Notti bianche
Fëdor Dostoevskij
Durante l'adolescenza ho letto parecchi classici della letteratura - i miei autori preferiti erano Kafka, Hesse, Bulgakov - ma ammetto candidamente di non aver mai letto, almeno fino a oggi, nulla di colui che viene considerato uno dei più grandi scrittori della letteratura, Fëdor Dostoevskij.
Raggiunto una fase della vita che definirei di "matura curiosità", ho deciso di colmare questa mia lacuna e prima di avvicinarmi a quelli che vengono considerati i suoi lavori più celebri, mi sono letto "Notti bianche", uno dei suoi romanzi brevi.
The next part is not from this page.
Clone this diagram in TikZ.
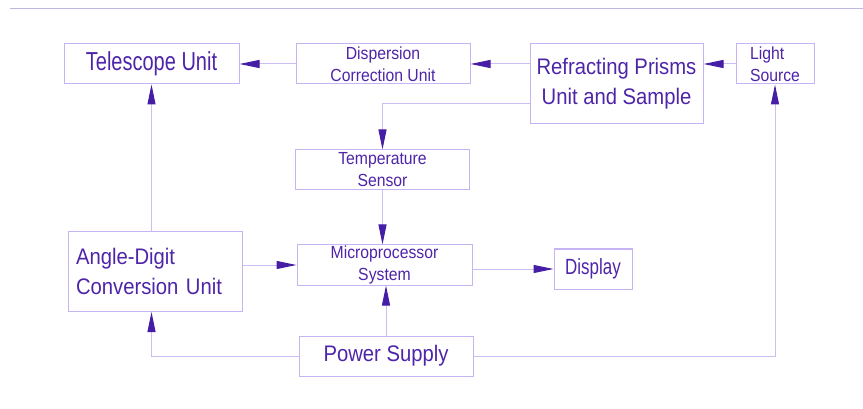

Ambientato in una Pietroburgo notturna e quasi onirica, il racconto è narrato in prima persona da un giovane sognatore senza nome, un uomo solitario e introverso che vive più nella sua immaginazione che nella realtà. Una notte, durante una delle sue passeggiate, incontra Nasten'ka, una giovane donna intrappolata in una vita di attesa e desideri sospesi. Quello che inizia come un incontro casuale si trasforma in quattro notti cariche di emozioni, confessioni e un’intensità che solo gli amori impossibili sanno evocare. Ma come spesso accade nei sogni, anche questa storia si scontra con il risveglio della realtà.
Pubblicato per la prima volta nel 1848, il romanzo narra la storia di un amore non corrisposto tra un uomo solitario, emarginato dal mondo e dalla vita, e una giovane donna di diciassette anni, luminosa e piena di vitalità, che attende il ritorno del suo grande amore. In pratica, in maniera superficiale e del tutto scanzonata, potremmo definire Notti bianche la madre di tutte le friendzone. Lui si innamora perdutamente, mentre lei lo apprezza giusto come amico. Nonostante la brevità del loro incontro, la ragazza riesce a scuoterlo dal suo torpore esistenziale, regalandogli un assaggio di quella cosa chiamata "vita vera". Ovviamente, il tutto dura giusto il tempo di fargli capire cosa si perde, prima che lei riprenda la sua strada e lui torni alla sua solitudine con l'illusione di un sentimento mai pienamente ricambiato.
È una storia carica di malinconia, in cui non è difficile immedesimarsi nel protagonista. Anch’io, in certi momenti, ho avuto la tendenza a rifugiarmi nella mia immaginazione per sfuggire al dolore o alla disillusione. Dostoevskij, con il suo sguardo impietoso e profondo, ci ricorda che la vita è un’altalena tra illusioni e realtà. E il protagonista? Lui resta appeso al momento in cui l’altalena scende, ma con la consapevolezza di aver vissuto, per la prima volta, un attimo di beatitudine e felicità.
Dio Mio! Un Minuto intero di beatitudine! E' forse poco per colmare tutta la vita di un uomo?
Decisamente struggente, come inizio non c'è che dire.